While technology and the global nature of modern economies have accelerated the cycles of most industries, a few businesses continue to operate more or less as they did a century ago. Of these, none moves at a more measured pace than a Scotch malt-whisky distillery, where malt masters toil to perfect whiskies that will not reach the outside for decades to come. The recipient of this gift will have the unique opportunity to enter this timeless world and learn the complex art of crafting fine whisky from Scotland’s longest-serving and most experienced malt master, David Stewart, who has spent the past 47 years at William Grant & Sons, owner of the Glenfiddich Distillery, among others. Stewart is the fifth malt master to follow in the footsteps of the firm’s eponymous founder, who distilled the first spirit on Christmas Day 1887 and oversaw its stills until his death 36 years later at the age of 83.

The recipient and a guest will travel to Edinburgh, Scotland, and from there to Dufftown, where they will explore the production of Glenfiddich single-malt whisky with Stewart and Brian Kinsman, who recently succeeded Stewart and is now the company’s sixth malt master. The recipient will be invited to select from the cellar a vintage cask that will then be bottled exclusively for him or her. These bottles, each of which will bear a personalized label, will be shipped to the recipient with the original cask.
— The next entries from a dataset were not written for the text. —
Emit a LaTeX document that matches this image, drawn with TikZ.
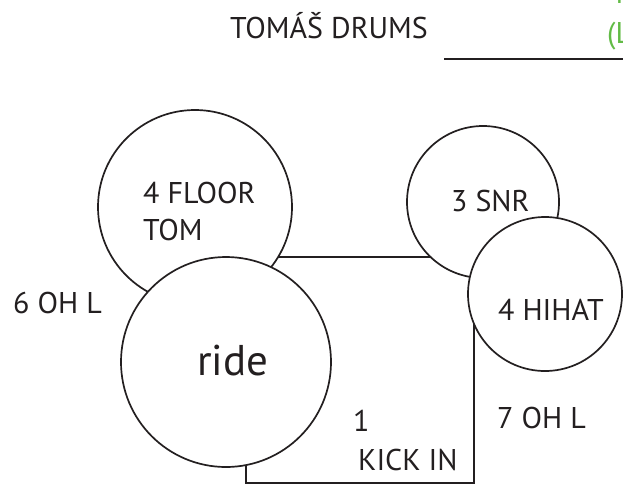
\documentclass[tikz,border=0pt]{standalone}
\usepackage{fontspec}
\setmainfont{PT Sans}
\definecolor{inkblack}{RGB}{35,31,32}
\definecolor{notegreen}{RGB}{98,187,70}
\tikzset{
  drum/.style={circle, draw=inkblack, fill=white, line width=1.7pt, inner sep=0pt},
  tag/.style={anchor=base west, inner sep=0pt, text=inkblack, font=\fontsize{30}{36}\selectfont},
}
\begin{document}
\begin{tikzpicture}[x=1pt, y=-1pt]
\useasboundingbox (0,0) rectangle (623,485);
% heading
\node[tag] (title) at (230,38) {TOMÁŠ DRUMS};
\node[tag, text=notegreen] (notetop) at (615,3) {I};
\node[tag, text=notegreen] (note) at (607,43) {(L};
\coordinate (rulestart) at (444,59);
\coordinate (ruleend) at (623,59);
\draw[inkblack, line width=2.2pt] (rulestart) -- (ruleend);
% kick
\node[draw=inkblack, line width=1.7pt, inner sep=0pt, minimum width=228pt, minimum height=226pt] (kick) at (360,370) {};
% drums
\node[drum, minimum size=194pt] (floor) at (195,207) {};
\node[drum, minimum size=210pt] (ride) at (226,362) {};
\node[drum, minimum size=152pt] (snare) at (483,202) {};
\node[drum, minimum size=154pt] (hihat) at (545,294) {};
% labels
\node[tag] (floorlbl) at (143,203) {4 FLOOR};
\node[tag] (tomlbl) at (143,240) {TOM};
\node[tag] (snarelbl) at (451,211) {3 SNR};
\node[tag] (hihatlbl) at (498,320) {4 HIHAT};
\node[tag, font=\fontsize{43}{50}\selectfont] (ridelbl) at (197,375) {ride};
\node[tag] (ohleft) at (13,313) {6 OH L};
\node[tag] (kicknum) at (353,431) {1};
\node[tag] (kicklbl) at (358,470) {KICK IN};
\node[tag] (ohright) at (497,428) {7 OH L};
\end{tikzpicture}
\end{document}
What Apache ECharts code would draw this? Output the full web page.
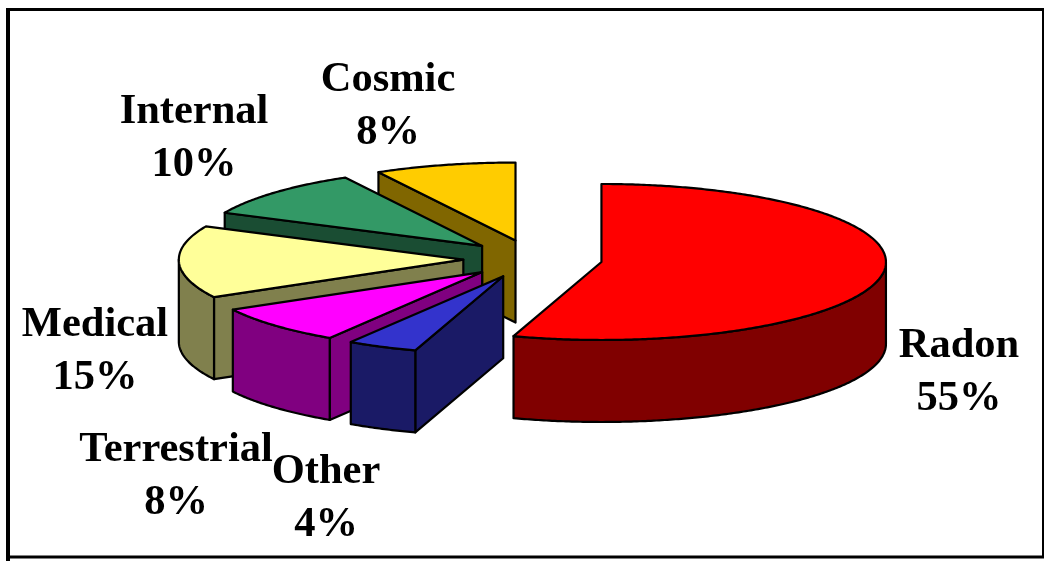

The recipient will also receive a bottle of Glenfiddich 50 Year Old (valued at $16,000), a limited-edition blend of which only 50 bottles will be released worldwide each year for the next eight years from a stock of just 400.

"Our independence enables us to do things differently and focus on the liquid above all else, a sentiment embodied in the flawless quality of this single malt," says Peter Gordon, the company chairman and a fifth-generation descendant of William Grant.

While visiting Glenfiddich, the recipient and guest will spend two nights at Ballindalloch, one of Scotland’s few remaining privately owned castles, where the Macpherson-Grant family will host a dinner in their honor. While at Ballindalloch Castle, the guests will be treated to a falconry display, as well as a private tour of the nearby woolen mill belonging to Johnstons, maker of rare cashmere garments, followed by a Scottish lunch with the mill’s owner. Established in 1797, Johnstons was a pioneer in creating the fine cashmere and vicuña textiles for which Scotland is now renowned. The firm has played a key role in the region’s history, and, like William Grant, continues to uphold the long-standing cultural traditions that enrich the Scottish heartland.